In the module math1.py of OCSE there is an implementation for a convenient formula notation (write x + y + z instead of add_item(x, add_item(y, z))). See this example from the OCSE unittests:

ma = p.irkloader.load_mod_from_path(pjoin(OCSE_PATH, "math1.py"), prefix="ma")
t = p.instance_of(ma.I2917["planar triangle"])
sides = ma.I9148["get polygon sides ordered by length"](t)
a, b, c = sides.R39__has_element

la, lb, lc = ma.items_to_symbols(a, b, c, relation=ma.R2495["has length"])
symbolic_sum = la + lb + lc

sum_item = ma.symbolic_expression_to_graph_expression(symbolic_sum)

Convenience-Expressions

Warning

This is not yet implemented. However, see formula representation.

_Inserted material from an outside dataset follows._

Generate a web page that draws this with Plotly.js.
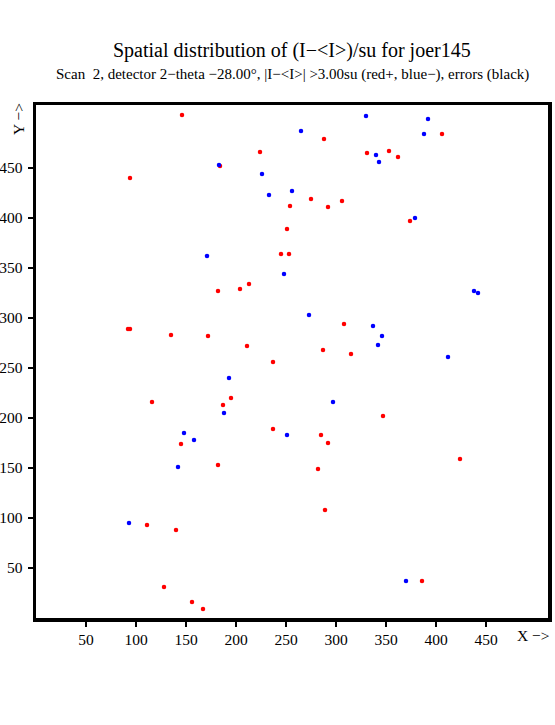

While the operator approach is suitable to create the appropriate notes and edges in the knowledge graph it is not very convenient to write more complex formulas in that way. Thus pyirk offers a convenience mechanism based on the computer algebra package Sympy. The function builtin_entities.items_to_symbols() creates a sympy symbol for every passed item (and keeps track of the associations). Then, a formula can be denoted using “usual” python syntax with operator signs +, -, *, /, and ** which results in an instance of sympy.core.expr.Expr. These expressions can be passed, e.g., to cm.new_equation where they are converted back to pyirk-items. In other words the following two snippets are equivalent:

# approach 1: using intermediate symbolic expressions
La, Lb, Lc = p.items_to_symbols(la, lb, lc)
cm.new_equation( La**2 + Lb**2, "==", Lc**2 )

# approach 0: without using intermediate symbolic expressions
sq = I1010["squared"]
plus = I1011["plus"]
cm.new_equation( plus(sq(La), sq(Lb)), "==", sq(Lc) )